Throughout my childhood August was the final month of summer, a time for the family vacation, the dogs days filled with the
building of final summer memories before the return to school. I’ll never get used to the southern schedule my kids have faced, with an August return to school. This year, local Atlanta-area schools begin today, August 9, the earliest I can recall. There is something terribly wrong spending about early August in a schoolhouse. Our oldest, Mariah, graduated from high school last year; and our two little ones haven’t started school yet. Only Michael sets foot in a school today.
And the whole family’s plans are effected by school schedules. It is just that the schedule shifts from north to south, with an earlier start and an earlier completion of the school year. Summer vacation used to be 12 weeks; now it is closer to 8.
The Atlanta Journal Constitution says the Georgia legislature perennially introduces a bill to require a uniform late-August starting date for Georgia schools, and it is perennially voted down. North Carolina, Florida and Texas have all passed similar bills.

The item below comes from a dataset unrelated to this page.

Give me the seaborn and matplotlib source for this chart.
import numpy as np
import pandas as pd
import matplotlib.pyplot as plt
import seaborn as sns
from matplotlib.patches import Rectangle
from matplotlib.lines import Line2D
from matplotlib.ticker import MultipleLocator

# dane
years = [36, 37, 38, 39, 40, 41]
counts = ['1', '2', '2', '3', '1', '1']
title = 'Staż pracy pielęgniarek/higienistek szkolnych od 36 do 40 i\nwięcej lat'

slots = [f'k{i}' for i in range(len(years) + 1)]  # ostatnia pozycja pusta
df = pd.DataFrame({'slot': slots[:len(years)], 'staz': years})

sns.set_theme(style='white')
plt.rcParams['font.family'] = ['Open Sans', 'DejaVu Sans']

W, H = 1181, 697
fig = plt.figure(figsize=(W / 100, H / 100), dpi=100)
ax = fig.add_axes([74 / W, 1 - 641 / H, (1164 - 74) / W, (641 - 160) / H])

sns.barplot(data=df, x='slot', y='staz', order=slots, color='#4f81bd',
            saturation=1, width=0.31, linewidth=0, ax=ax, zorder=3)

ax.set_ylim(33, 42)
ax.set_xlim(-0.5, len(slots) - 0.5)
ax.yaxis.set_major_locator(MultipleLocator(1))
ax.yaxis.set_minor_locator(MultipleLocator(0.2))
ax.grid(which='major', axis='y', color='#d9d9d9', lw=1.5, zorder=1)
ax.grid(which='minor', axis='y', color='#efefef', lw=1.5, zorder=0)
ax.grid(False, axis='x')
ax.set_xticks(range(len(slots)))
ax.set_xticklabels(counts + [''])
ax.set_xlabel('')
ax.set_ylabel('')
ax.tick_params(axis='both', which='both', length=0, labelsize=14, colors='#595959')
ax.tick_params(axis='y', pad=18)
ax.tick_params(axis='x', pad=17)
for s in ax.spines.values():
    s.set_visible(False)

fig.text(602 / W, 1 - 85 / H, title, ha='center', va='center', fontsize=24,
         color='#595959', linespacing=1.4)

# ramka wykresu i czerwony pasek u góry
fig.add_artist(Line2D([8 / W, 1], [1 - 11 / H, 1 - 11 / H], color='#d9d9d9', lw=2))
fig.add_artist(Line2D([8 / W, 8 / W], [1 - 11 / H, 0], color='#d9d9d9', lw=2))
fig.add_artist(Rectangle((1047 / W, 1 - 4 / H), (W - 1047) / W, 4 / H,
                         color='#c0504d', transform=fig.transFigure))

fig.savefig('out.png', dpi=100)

“We’re not trying to harm the summer recreation industry,” said Charles Ballinger, executive director emeritus of the San Diego-based National Association for Year-Round Education, which promotes a shorter summer. Parents, he suggests, can spend their summer dollars in eight weeks as well as in 12.

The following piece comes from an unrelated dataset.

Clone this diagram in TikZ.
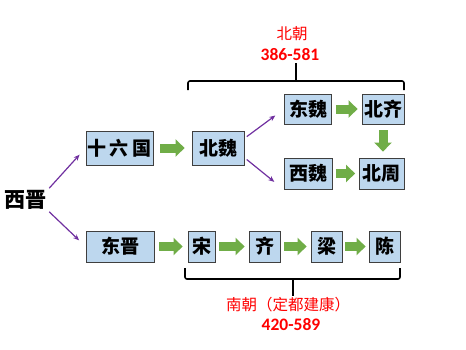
\documentclass[tikz,border=0pt]{standalone}
\usepackage{fontspec}
\setmainfont{Carlito}
\newfontfamily\cjk{Noto Sans CJK SC}
\usetikzlibrary{arrows.meta}
\definecolor{boxfill}{HTML}{BDD7EE}
\definecolor{boxline}{HTML}{3F3F3F}
\definecolor{garrow}{HTML}{70AD47}
\definecolor{parrow}{HTML}{7030A0}
\definecolor{redtxt}{HTML}{FF0000}
\begin{document}
\begin{tikzpicture}[x=1pt,y=-1pt,
  box/.style={draw=boxline,line width=0.8pt,fill=boxfill,inner sep=0pt,
    minimum height=31pt,font=\cjk\bfseries\fontsize{19}{19}\selectfont},
  garr/.style={garrow,line width=9pt,-{Triangle[width=17pt,length=9pt]},shorten <=#1,shorten >=#1},
  parr/.style={parrow,line width=1.2pt,-{Stealth[length=6pt,width=5pt]}},
  brace/.style={black,line width=1.6pt,rounded corners=2pt},
  redlab/.style={text=redtxt,inner sep=0pt}]
\useasboundingbox (0,0) rectangle (466,349);
% nodes
\node[inner sep=2pt,font=\cjk\bfseries\fontsize{21}{21}\selectfont] (xj) at (26,200) {西晋};
\node[box,minimum width=67pt,minimum height=34pt] (sl) at (119.5,148) {十\,六\,国};
\node[box,minimum width=52pt,minimum height=34pt] (bw) at (218,148) {北魏};
\node[box,minimum width=47pt,minimum height=30pt] (dw) at (308,109) {东魏};
\node[box,minimum width=42pt,minimum height=30pt] (bq) at (383,109) {北齐};
\node[box,minimum width=48pt] (xw) at (308,173.5) {西魏};
\node[box,minimum width=45pt] (bz) at (381.5,173.5) {北周};
\node[box,minimum width=68pt] (dj) at (120,246.5) {东晋};
\node[box,minimum width=27pt] (song) at (201.5,246.5) {宋};
\node[box,minimum width=31pt] (qi) at (264.5,246.5) {齐};
\node[box,minimum width=31pt] (liang) at (326.5,246.5) {梁};
\node[box,minimum width=31pt] (chen) at (384.5,246.5) {陈};
% labels
\node[redlab,font=\cjk\fontsize{15.5}{15.5}\selectfont] (bc) at (292,34) {北朝};
\node[redlab,font=\bfseries\fontsize{17.5}{17.5}\selectfont] (bcy) at (290,55) {386-581};
\node[redlab,font=\cjk\fontsize{15.5}{15.5}\selectfont] (nc) at (288,305) {南朝（定都建康）};
\node[redlab,font=\bfseries\fontsize{17.5}{17.5}\selectfont] (ncy) at (291,325) {420-589};
% purple arrows
\draw[parr,shorten >=9pt] (xj.north east) -- (sl.west);
\draw[parr,shorten >=9pt] (xj.south east) -- (dj.west);
\draw[parr,shorten <=3pt,shorten >=11pt] (bw.20) -- (dw.west);
\draw[parr,shorten <=3pt,shorten >=12pt] (bw.-20) -- (xw.south west);
% green arrows
\draw[garr=7pt] (sl) -- (bw);
\draw[garr=4pt] (dw) -- (bq);
\draw[garr=3.5pt] (xw) -- (bz);
\draw[garr=6pt] (bq.south) -- (bq.south |- bz.north);
\draw[garr=5pt] (dj) -- (song);
\draw[garr=4pt] (song) -- (qi);
\draw[garr=4pt] (qi) -- (liang);
\draw[garr=3pt] (liang) -- (chen);
% braces
\draw[brace] (188,90) -- (188,81) -- (404,81) -- (404,90);
\draw[brace] (296,81) -- (296,63);
\draw[brace] (185,268) -- (185,279) -- (400,279) -- (400,268);
\draw[brace] (293,279) -- (293,296);
\end{tikzpicture}
\end{document}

Kelly Henson, executive secretary of the Georgia Professional Standards Commission, said that long-summer boosters should focus on education, not heat: “The fact that it’s a bit hot, or that it might interfere with premier league baseball; none of that trumps the idea that a child ought to get a quality education.”
Summer defenders say there is little evidence of improved academic performance as a result of an early return to school.
“Any research done has shown no appreciable positive impact,” said Yankee dad Chris Murphy, “and not everything a kid needs to learn is in school.”
My sad conclusion is that emphasis has shifted away from the importance of rich family experiences, including a three month summer vacation, and toward the preeminence of parental work and classroom time. If parents were truly up in arms about shorter summers, legislatures across the country would be putting in place ironclad prohibitions against long school years and the travesty of early August starts. When family time is a burden and kids are a nuisance rather than part of the fabric of family adventure, and when societal expectations create the necessity for two-income families and summer vacation means more daycare not more time together–then extending school years at the expense of summer vacation is a logical consequence.